JAMES BRETTELL, who deals extensively in real estate, fire and life insurance, is also a notary public at Mingo Junction and for forty-seven years was actively identified with the steel and iron industry in various cities. He was born January 2, 1845 in South Staffordshire, England and is a son of Richard and Elizabeth (Priest) Brettell, both of whom were born and died in England. Richard Brettell during his early life manufactured horse-shoe nails by hand, but was later employed by the New British Iron Company of South Staffordshire. He died in 1870 aged sixty-five years and was survived by his widow until 1880. THey reared the following children: Joseph, a resident of Trenton, N.J.; George, deceased, who was a resident of Indiana; James, the subject of this record; Thomas, a resident of Mingo; and Mary Ann, who is the wife of Joel Steventon.

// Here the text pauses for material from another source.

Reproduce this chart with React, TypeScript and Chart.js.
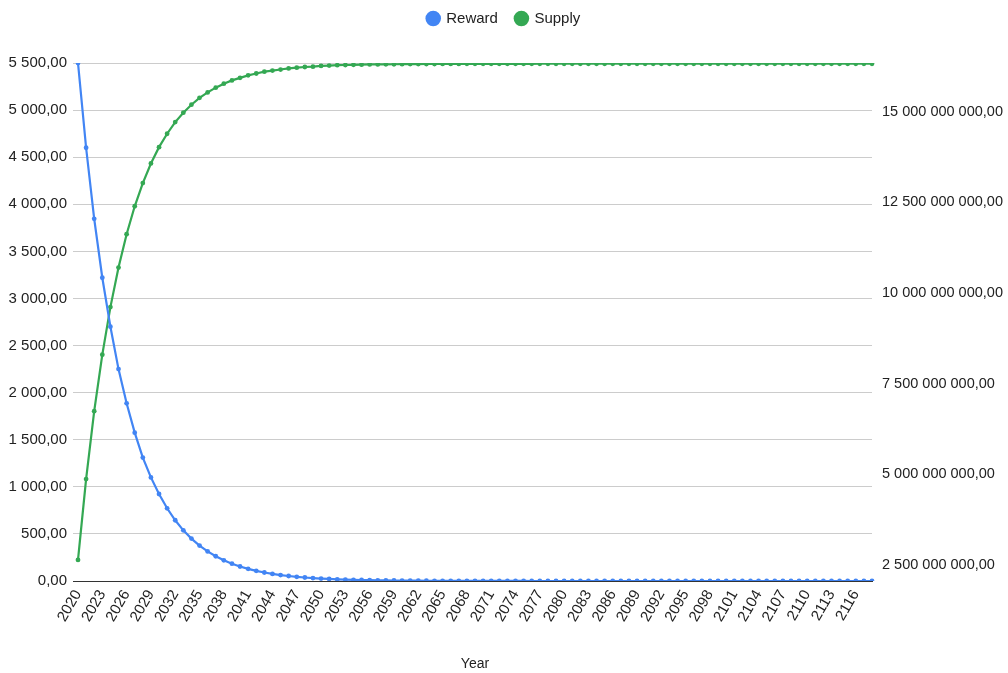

James Brettell was reared in South Staffordshire and his educational advantages were very limited, having entered the works of the New British Iron Company, at Brierly Hill, when less than eight years of age. There he learned the iron trade, and in 1868 came to America and located at Pottsville, Pa., where he spent five months working in the mills. He then went to Akron, O., where he remained three years, and after residing at Green Castle, Ind., for eight years, he located in Centralia, Ill. There in 1879, with other fellow workmen, he organized and built a nail-mill with a capital stock of $60,000, which they were highly successful in operating for several years. During the year 1880 they realized a profit of 115 per cent, and with this a steel plant was established in Centralia. This they operated with considerable success at first, but were finally forced to abandon same in 1890, not being able to compete with the larger steel mills throughout the country. Here he was first employed as a puddler, then as a heater, and was still a member of the firm, when in 1897 he entered the employ of the Laughlin & Junction Steel Company at Mingo Junction. He worked in various capacities with this company until 1899, when he resigned his position with the intention of retiring from business. But after forty-seven years of activity in the iron and steel industry he found himself not content with a life of retirement and embarked in the real estate and insurance business, and his success in same has been most gratifying. Mr. Brettell has his offices in the Brettell Block, a three-story brick building containing offices and store rooms, and erected by our subject in 1900. Mr. Brettell was one of the organizers, and is a director and appraiser for the Steubenville Loan Association; he is a stockholder of the First National Bank at Mingo Junction, and was one of the organizers of the Building and Loan Association at Centralia, Ill. Mr. Brettell is a member of the First Presbyterian Church, but was reared in the Baptist faith. He is fraternally a member of the Knights of Pythias and the GOlden Eagles. In politics he is nominally a Democrat, but in 1894 ran for Congress on the Populist ticket.
Mr. Brettell was married in April, 1868, to Annie Ford, a daughter of John Ford, and to them were born the following children: Walter Herbert, who married Bertha Bugher, and has three children--Alice, James H., and Howard W.; Florence, who married Howard Dean, master mechanic of the Steel Works at Canton, O., and has one child, Florence; and Anna, an instructor in the Mingo High School, who is one of the few teachers ion Ohio that have state certificates.